> EXERCISE DIRECTIONS
Output the full listing below exactly as it reads, and skip anything that is a picture.

> SOURCE DATA
◆ ◆ ◆ ◆ ◆ ◆ ◆

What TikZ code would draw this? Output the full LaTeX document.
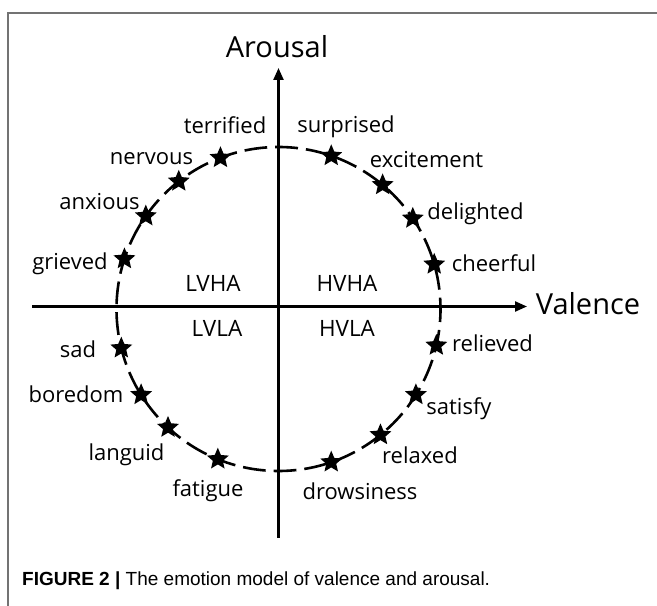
\documentclass[tikz,border=0pt]{standalone}
\usepackage{fontspec}
\setmainfont{Open Sans}
\newfontfamily\capfont{Liberation Sans}
\usetikzlibrary{shapes.geometric,arrows.meta}
\begin{document}
\begin{tikzpicture}[x=1pt,y=1pt,
  axisline/.style={line width=2.3pt,-{Triangle[length=12pt,width=10pt]}},
  emostar/.style={star,star points=5,star point ratio=2.2,minimum size=23pt,inner sep=0pt,outer sep=0pt,fill=black},
  emo/.style={anchor=base,inner sep=0pt,font=\fontsize{22}{26}\selectfont},
  quad/.style={anchor=base,inner sep=0pt,font=\fontsize{22.5}{27}\selectfont},
  axlabel/.style={anchor=base,inner sep=0pt,font=\fontsize{29}{34}\selectfont},
  ring/.style={circle,draw,line width=2.6pt,dash pattern=on 22.8pt off 8pt,dash phase=11.4pt,minimum size=324pt,inner sep=0pt,outer sep=0pt},
  frameline/.style={draw=black!55,line width=1.2pt}]
\useasboundingbox (0,0) rectangle (657,606);
% frame
\coordinate (fr) at (657,593);
\coordinate (fc) at (8,593);
\coordinate (fb) at (8,0);
\draw[frameline] (fr) -- (fc) -- (fb);
% axes
\coordinate (vbot) at (278.5,68);
\coordinate (vtop) at (278.5,538);
\coordinate (hleft) at (32,299.5);
\coordinate (hright) at (527,299.5);
\draw[axisline] (vbot) -- (vtop);
\draw[axisline] (hleft) -- (hright);
\node[axlabel] (arousal) at (277,548.7) {Arousal};
\node[axlabel] (valence) at (588,291) {Valence};
% ring
\node[ring] (ring) at (278.5,297) {};
% quadrants
\node[quad] (lvha) at (213,314.3) {LVHA};
\node[quad] (hvha) at (347,314.3) {HVHA};
\node[quad] (lvla) at (217,269.3) {LVLA};
\node[quad] (hvla) at (347,269.3) {HVLA};
% stars
\node[emostar] (sTer) at (ring.111.2) {};
\node[emostar] (sNer) at (ring.128.6) {};
\node[emostar] (sAnx) at (ring.145.6) {};
\node[emostar] (sGri) at (ring.162.8) {};
\node[emostar] (sSad) at (ring.194.7) {};
\node[emostar] (sBor) at (ring.212.8) {};
\node[emostar] (sLan) at (ring.227.9) {};
\node[emostar] (sFat) at (ring.248.8) {};
\node[emostar] (sDro) at (ring.289.4) {};
\node[emostar] (sRla) at (ring.309.6) {};
\node[emostar] (sSat) at (ring.328.8) {};
\node[emostar] (sRli) at (ring.347.2) {};
\node[emostar] (sChe) at (ring.16.6) {};
\node[emostar] (sDel) at (ring.34.4) {};
\node[emostar] (sExc) at (ring.50.5) {};
\node[emostar] (sSur) at (ring.71.3) {};
% labels
\node[emo] (lTer) at (225,472.7) {terrified};
\node[emo] (lSur) at (346,473) {surprised};
\node[emo] (lExc) at (426.5,438) {excitement};
\node[emo] (lNer) at (151.5,441) {nervous};
\node[emo] (lAnx) at (99.5,396) {anxious};
\node[emo] (lGri) at (70,336) {grieved};
\node[emo] (lDel) at (475.5,386) {delighted};
\node[emo] (lChe) at (494,334.3) {cheerful};
\node[emo] (lSad) at (78,248) {sad};
\node[emo] (lBor) at (76,203.3) {boredom};
\node[emo] (lLan) at (126.5,145.3) {languid};
\node[emo] (lFat) at (208,109) {fatigue};
\node[emo] (lRli) at (492.5,254.3) {relieved};
\node[emo] (lSat) at (459,191) {satisfy};
\node[emo] (lRla) at (420,142.7) {relaxed};
\node[emo] (lDro) at (360,106) {drowsiness};
% caption
\node[anchor=base west,inner sep=0pt,font=\capfont\fontsize{19}{22}\selectfont] (cap) at (22,20) {\textbf{FIGURE 2 |} The emotion model of valence and arousal.};
\end{tikzpicture}
\end{document}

◆ ◆ ◆ ◆ ◆ ◆ ◆

> TASK OUTPUT
What TikZ code would draw this? Output the full LaTeX document.
\documentclass[tikz,border=0pt]{standalone}
\usepackage{fontspec}
\setmainfont{Open Sans}
\newfontfamily\capfont{Liberation Sans}
\usetikzlibrary{shapes.geometric,arrows.meta}
\begin{document}
\begin{tikzpicture}[x=1pt,y=1pt,
  axisline/.style={line width=2.3pt,-{Triangle[length=12pt,width=10pt]}},
  emostar/.style={star,star points=5,star point ratio=2.2,minimum size=23pt,inner sep=0pt,outer sep=0pt,fill=black},
  emo/.style={anchor=base,inner sep=0pt,font=\fontsize{22}{26}\selectfont},
  quad/.style={anchor=base,inner sep=0pt,font=\fontsize{22.5}{27}\selectfont},
  axlabel/.style={anchor=base,inner sep=0pt,font=\fontsize{29}{34}\selectfont},
  ring/.style={circle,draw,line width=2.6pt,dash pattern=on 22.8pt off 8pt,dash phase=11.4pt,minimum size=324pt,inner sep=0pt,outer sep=0pt},
  frameline/.style={draw=black!55,line width=1.2pt}]
\useasboundingbox (0,0) rectangle (657,606);
% frame
\coordinate (fr) at (657,593);
\coordinate (fc) at (8,593);
\coordinate (fb) at (8,0);
\draw[frameline] (fr) -- (fc) -- (fb);
% axes
\coordinate (vbot) at (278.5,68);
\coordinate (vtop) at (278.5,538);
\coordinate (hleft) at (32,299.5);
\coordinate (hright) at (527,299.5);
\draw[axisline] (vbot) -- (vtop);
\draw[axisline] (hleft) -- (hright);
\node[axlabel] (arousal) at (277,548.7) {Arousal};
\node[axlabel] (valence) at (588,291) {Valence};
% ring
\node[ring] (ring) at (278.5,297) {};
% quadrants
\node[quad] (lvha) at (213,314.3) {LVHA};
\node[quad] (hvha) at (347,314.3) {HVHA};
\node[quad] (lvla) at (217,269.3) {LVLA};
\node[quad] (hvla) at (347,269.3) {HVLA};
% stars
\node[emostar] (sTer) at (ring.111.2) {};
\node[emostar] (sNer) at (ring.128.6) {};
\node[emostar] (sAnx) at (ring.145.6) {};
\node[emostar] (sGri) at (ring.162.8) {};
\node[emostar] (sSad) at (ring.194.7) {};
\node[emostar] (sBor) at (ring.212.8) {};
\node[emostar] (sLan) at (ring.227.9) {};
\node[emostar] (sFat) at (ring.248.8) {};
\node[emostar] (sDro) at (ring.289.4) {};
\node[emostar] (sRla) at (ring.309.6) {};
\node[emostar] (sSat) at (ring.328.8) {};
\node[emostar] (sRli) at (ring.347.2) {};
\node[emostar] (sChe) at (ring.16.6) {};
\node[emostar] (sDel) at (ring.34.4) {};
\node[emostar] (sExc) at (ring.50.5) {};
\node[emostar] (sSur) at (ring.71.3) {};
% labels
\node[emo] (lTer) at (225,472.7) {terrified};
\node[emo] (lSur) at (346,473) {surprised};
\node[emo] (lExc) at (426.5,438) {excitement};
\node[emo] (lNer) at (151.5,441) {nervous};
\node[emo] (lAnx) at (99.5,396) {anxious};
\node[emo] (lGri) at (70,336) {grieved};
\node[emo] (lDel) at (475.5,386) {delighted};
\node[emo] (lChe) at (494,334.3) {cheerful};
\node[emo] (lSad) at (78,248) {sad};
\node[emo] (lBor) at (76,203.3) {boredom};
\node[emo] (lLan) at (126.5,145.3) {languid};
\node[emo] (lFat) at (208,109) {fatigue};
\node[emo] (lRli) at (492.5,254.3) {relieved};
\node[emo] (lSat) at (459,191) {satisfy};
\node[emo] (lRla) at (420,142.7) {relaxed};
\node[emo] (lDro) at (360,106) {drowsiness};
% caption
\node[anchor=base west,inner sep=0pt,font=\capfont\fontsize{19}{22}\selectfont] (cap) at (22,20) {\textbf{FIGURE 2 |} The emotion model of valence and arousal.};
\end{tikzpicture}
\end{document}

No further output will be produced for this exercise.